Unlike M&HCVs, the LCV segment is expected to grow at a modest four-six per cent in FY 2016 as the segment’s prospects continue to be influenced by overcapacity issues and constrained financing environment amidst rising delinquencies. Nevertheless, driven by certain structurally favorable factors, the segment’s growth prospects over the medium-term remain intact. Some of the factors that are likely to support steady demand for LCVs going forward include a further proliferation of “Hub-n-Spoke” logistics model with the implementation of GST, relatively untapped potential in semi-urban and rural areas, and improving urbanization levels. Moreover, the emergence of SCVs has also been a source of attractive employment opportunities for FTBs, which, along with an established financing market, will also support demand for LCVs. Accordingly, we expect demand for LCVs will grow at CAGR (%) 11-13% over the longer-term.

After two years of slowdown, some segments of the domestic CV industry have shown signs of recovery in FY 2015. In the first 10 months of the fiscal, the pace at which domestic CV sales have been declining has reduced to 4.6 per cent compared to a contraction of 20.2 per cent witnessed during FY 2014. Within the CV space, the M&HCV truck segment has in fact posted a positive growth of 19 per cent in 10 months of FY 2015, while the HCV (16T+) segment, which accounts for almost half of the total M&HCV (Truck) sales, has been witnessing strong demand of up 42.6 per cent in the same period of FY 2015, on the back of replacement demand following two years of deferment and capacity addition by organized fleet operators to some extent.

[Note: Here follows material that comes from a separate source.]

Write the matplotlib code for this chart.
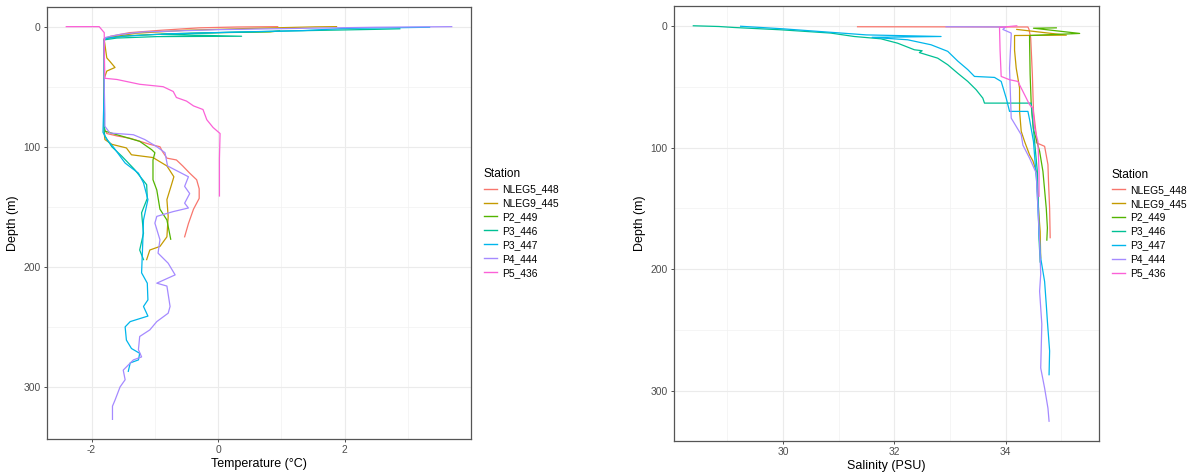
import matplotlib
matplotlib.use("Agg")
import matplotlib.pyplot as plt
from matplotlib.ticker import MultipleLocator

plt.rcParams['font.family'] = ['Liberation Sans', 'DejaVu Sans']
plt.rcParams['axes.unicode_minus'] = False

stations = ["NLEG5_448", "NLEG9_445", "P2_449", "P3_446", "P3_447", "P4_444", "P5_436"]
station_colors = ["#F8766D", "#C49A00", "#53B400", "#00C094", "#00B6EB", "#A58AFF", "#FB61D7"]

# --- temperature casts: depth (m) and temperature (degC) ---
nleg5_448_t_depth = [0, 0.3, 1, 3, 5, 8, 10, 30, 60, 85, 89, 91, 93, 98, 100, 104, 109.5, 111, 116, 122,
                     127.5, 135, 143, 152, 164, 175]
nleg5_448_temp = [0.94, 0.3, -0.3, -0.9, -1.4, -1.7, -1.8, -1.80, -1.81, -1.80, -1.76, -1.6, -1.39, -1.08,
                  -0.92, -0.88, -0.81, -0.66, -0.56, -0.45, -0.34, -0.30, -0.30, -0.39, -0.47, -0.53]

nleg9_445_t_depth = [0, 0.2, 1.5, 3, 5.5, 9, 11, 26, 29, 34, 37, 43, 70, 89, 94, 98, 101, 106.7, 109,
                     116, 125, 132, 144, 158, 175, 183, 186, 194]
nleg9_445_temp = [1.87, 1.53, 0.5, -0.5, -1.3, -1.72, -1.8, -1.76, -1.71, -1.63, -1.76, -1.8, -1.8, -1.80,
                  -1.79, -1.68, -1.45, -1.37, -1.03, -0.81, -0.70, -0.74, -0.81, -0.79, -0.81, -0.92,
                  -1.08, -1.13]

p2_449_t_depth = [3.5, 4.4, 5, 6, 7.5, 9.5, 11, 50, 82, 87, 90, 95.5, 102.5, 105, 111, 127.5, 136, 152,
                  161, 177]
p2_449_temp = [0.97, 0.82, 0.0, -0.8, -1.4, -1.75, -1.8, -1.8, -1.8, -1.79, -1.60, -1.24, -1.05, -1.0,
               -1.03, -1.03, -0.97, -0.92, -0.81, -0.75]

p3_446_t_depth = [1.8, 2.3, 3.5, 5, 6.5, 8, 8.3, 9.5, 11, 60, 88, 91, 100, 108, 119, 131.6, 143, 155,
                  172, 186, 194]
p3_446_temp = [2.87, 2.45, 1.2, 0.0, -0.9, 0.37, -0.97, -1.6, -1.8, -1.8, -1.8, -1.79, -1.68, -1.52,
               -1.32, -1.13, -1.12, -1.21, -1.18, -1.24, -1.18]

p3_447_t_depth = [0.5, 1.5, 3.3, 4.5, 6, 8, 10, 50, 88, 94, 100, 113.6, 122, 130, 144, 161, 177.5, 205,
                  213.6, 227.5, 233, 241, 245.6, 250, 261, 268, 272, 277.5, 280, 287]
p3_447_temp = [3.34, 2.0, 1.34, 0.3, -0.8, -1.5, -1.8, -1.8, -1.82, -1.76, -1.66, -1.47, -1.26, -1.18,
               -1.11, -1.18, -1.19, -1.21, -1.12, -1.11, -1.18, -1.11, -1.39, -1.47, -1.45, -1.37,
               -1.24, -1.26, -1.39, -1.42]

p4_444_t_depth = [0, 0.5, 1.5, 2.5, 4, 4.4, 6.5, 9, 12, 50, 73, 83, 88.6, 90, 94, 100, 105, 116, 125,
                  133, 139, 147, 151, 154, 158, 163.6, 177.5, 188.6, 197, 206.7, 213.6, 216, 233, 238.6,
                  245.6, 252.5, 258, 269, 275, 277.5, 286, 294, 300, 311, 316, 327]
p4_444_temp = [3.69, 2.5, 1.2, 0.0, -0.9, -1.18, -1.55, -1.78, -1.8, -1.8, -1.79, -1.79, -1.71, -1.34,
               -1.16, -0.97, -0.84, -0.80, -0.47, -0.53, -0.45, -0.53, -0.47, -0.71, -0.97, -1.0,
               -0.92, -0.95, -0.79, -0.68, -0.97, -0.81, -0.76, -0.79, -0.97, -1.08, -1.24, -1.26,
               -1.21, -1.34, -1.50, -1.47, -1.55, -1.63, -1.67, -1.67]

p5_436_t_depth = [0, 0, 5, 20, 43, 44, 48, 50, 54, 59, 62, 66, 69, 77.5, 84, 89, 110, 141]
p5_436_temp = [-2.40, -1.88, -1.80, -1.80, -1.79, -1.6, -1.24, -0.87, -0.71, -0.66, -0.5, -0.39, -0.24,
               -0.18, -0.08, 0.03, 0.02, 0.02]

# --- salinity casts: depth (m) and salinity (PSU) ---
nleg5_448_s_depth = [0.8, 1.0, 3, 10, 40, 70, 89.5, 96, 99, 114, 128, 150, 174]
nleg5_448_sal = [31.34, 34.40, 34.42, 34.45, 34.48, 34.50, 34.55, 34.55, 34.70, 34.76, 34.77, 34.79, 34.80]

nleg9_445_s_depth = [3, 7.7, 8, 20, 34.8, 51, 70, 86.7, 95, 106, 111, 119.6, 150, 169, 190.7]
nleg9_445_sal = [34.20, 35.09, 34.16, 34.16, 34.19, 34.25, 34.25, 34.28, 34.34, 34.43, 34.49, 34.55,
                 34.59, 34.62, 34.63]

p2_449_s_depth = [1.7, 2, 6.3, 8, 13, 40, 65, 85, 103, 119.6, 150, 166, 176]
p2_449_sal = [34.91, 34.50, 35.33, 34.43, 34.43, 34.44, 34.46, 34.50, 34.61, 34.67, 34.73, 34.75, 34.74]

p3_446_s_depth = [0, 0.6, 1.4, 3.3, 6, 8.8, 10.7, 14.3, 19.7, 20.5, 22, 26.6, 32, 39, 45.7, 52.5, 59.4,
                  63.5, 63.5, 75, 95, 120, 150, 175, 194]
p3_446_sal = [28.39, 28.85, 29.12, 29.96, 30.86, 31.28, 31.76, 32.06, 32.36, 32.50, 32.45, 32.78, 32.96,
              33.14, 33.32, 33.47, 33.59, 33.62, 34.46, 34.48, 34.52, 34.57, 34.59, 34.60, 34.62]

p3_447_s_depth = [0.4, 2.5, 5.5, 7.5, 8.8, 9.5, 11.5, 15.6, 21, 29, 36, 41.6, 42.4, 45.7, 59.4, 70.3,
                  70.3, 77, 95, 130, 170, 190.7, 210, 229, 242.7, 267, 286.5]
p3_447_sal = [29.24, 30.0, 30.9, 31.5, 32.84, 31.6, 32.24, 32.66, 32.96, 33.14, 33.32, 33.44, 33.80,
              33.92, 34.01, 34.07, 34.40, 34.43, 34.50, 34.56, 34.60, 34.63, 34.70, 34.73, 34.75,
              34.79, 34.78]

p4_444_s_depth = [0.8, 1, 3, 6, 7.4, 34.8, 75.8, 89.5, 98, 108.7, 121, 177, 204, 218, 245, 281, 297.5,
                  314, 324.7]
p4_444_sal = [32.93, 34.0, 33.95, 34.10, 34.10, 34.07, 34.10, 34.28, 34.31, 34.43, 34.55, 34.61, 34.63,
              34.61, 34.65, 34.63, 34.70, 34.76, 34.78]

p5_436_s_depth = [0, 1.4, 20, 41.6, 44.3, 45.7, 64.8, 67.6, 84, 95, 120, 140]
p5_436_sal = [34.20, 33.89, 33.90, 33.92, 34.07, 34.22, 34.43, 34.49, 34.52, 34.58, 34.60, 34.60]

temp_casts = [(nleg5_448_temp, nleg5_448_t_depth), (nleg9_445_temp, nleg9_445_t_depth),
              (p2_449_temp, p2_449_t_depth), (p3_446_temp, p3_446_t_depth),
              (p3_447_temp, p3_447_t_depth), (p4_444_temp, p4_444_t_depth),
              (p5_436_temp, p5_436_t_depth)]
sal_casts = [(nleg5_448_sal, nleg5_448_s_depth), (nleg9_445_sal, nleg9_445_s_depth),
             (p2_449_sal, p2_449_s_depth), (p3_446_sal, p3_446_s_depth),
             (p3_447_sal, p3_447_s_depth), (p4_444_sal, p4_444_s_depth),
             (p5_436_sal, p5_436_s_depth)]


def profile_panel(ax, casts, xlabel, xstep):
    for (x, d), name, col in zip(casts, stations, station_colors):
        ax.plot(x, d, color=col, lw=0.9, label=name, solid_joinstyle='round')
    ax.invert_yaxis()
    ax.xaxis.set_major_locator(MultipleLocator(xstep))
    ax.xaxis.set_minor_locator(MultipleLocator(xstep / 2))
    ax.yaxis.set_major_locator(MultipleLocator(100))
    ax.yaxis.set_minor_locator(MultipleLocator(50))
    ax.grid(which='major', color='#EBEBEB', lw=0.8)
    ax.grid(which='minor', color='#F2F2F2', lw=0.5)
    ax.set_axisbelow(True)
    ax.tick_params(which='major', length=2.5, width=0.6, color='#333333',
                   labelsize=7.4, labelcolor='#4D4D4D', pad=2)
    ax.tick_params(which='minor', length=0)
    for sp in ax.spines.values():
        sp.set_color('#555555')
        sp.set_linewidth(0.9)
    ax.set_xlabel(xlabel, fontsize=9, labelpad=2)
    ax.set_ylabel("Depth (m)", fontsize=9, labelpad=3)
    leg = ax.legend(loc='center left', bbox_to_anchor=(1.018, 0.5), frameon=False,
                    title="Station", fontsize=7.4, title_fontsize=8.6, alignment='left',
                    handlelength=1.3, handletextpad=0.5, labelspacing=0.38, borderpad=0)
    for h in leg.legend_handles:
        h.set_linewidth(1.0)


fig = plt.figure(figsize=(11.9, 4.72), dpi=100)
ax_t = fig.add_axes([47 / 1190, 33 / 472, 424 / 1190, 432 / 472])
ax_s = fig.add_axes([674 / 1190, 31 / 472, 425 / 1190, 435 / 472])

profile_panel(ax_t, temp_casts, "Temperature (\u00b0C)", 2)
profile_panel(ax_s, sal_casts, "Salinity (PSU)", 2)

fig.savefig("out.png", dpi=100)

While the M&HCV truck segment seems to have bottomed out, the LCV truck segment is still experiencing a sluggish trend (down 13.8 per cent YoY) as significant capacity addition over the past few years and constrained financing environment amidst rising delinquencies remains a challenge for the segment. The bus segment, which contributes nearly 13 per cent to industry sales, has also started witnessing an improvement from Q3 FY15 onwards after various State Road Transport Undertakings (SRTUs) started placing orders for new buses as part of the JNNURM II programme.

Improved operating environment

From fleet operators’ perspective, the operating environment over the past six-nine months has also stabilized owing to sharp drop in diesel rates and relatively firm freight rates, implying improvement in their cash flows. An analysis of the wide spectrum of fleet operators based in the Northern and Western markets suggests that fleet utilization levels are gradually improving with higher load availability from some of the key freight generating sectors such as automobiles, cement and other general industries. These factors may also aid improvement in the financing environment which has turned challenging, at least for small fleet operators (SFOs) and first-time buyers (FTBs), on the back of sharply rising delinquency levels.

Although asset quality indicators continued to deteriorate till Q3 FY 2015, most of the financiers expect that they are unlikely to deteriorate further.

While the overall environment seems to be improving, there are still pockets of challenges. For instance, demand for tippers is likely to remain subdued in view of delays in pick-up in mining activities in the affected States and sizeable idle capacity. Secondly, the subdued trend in re-sale values of second-hand vehicles, apart from ageing of the existing fleet, suggest that demand recovery is still in the initial stages.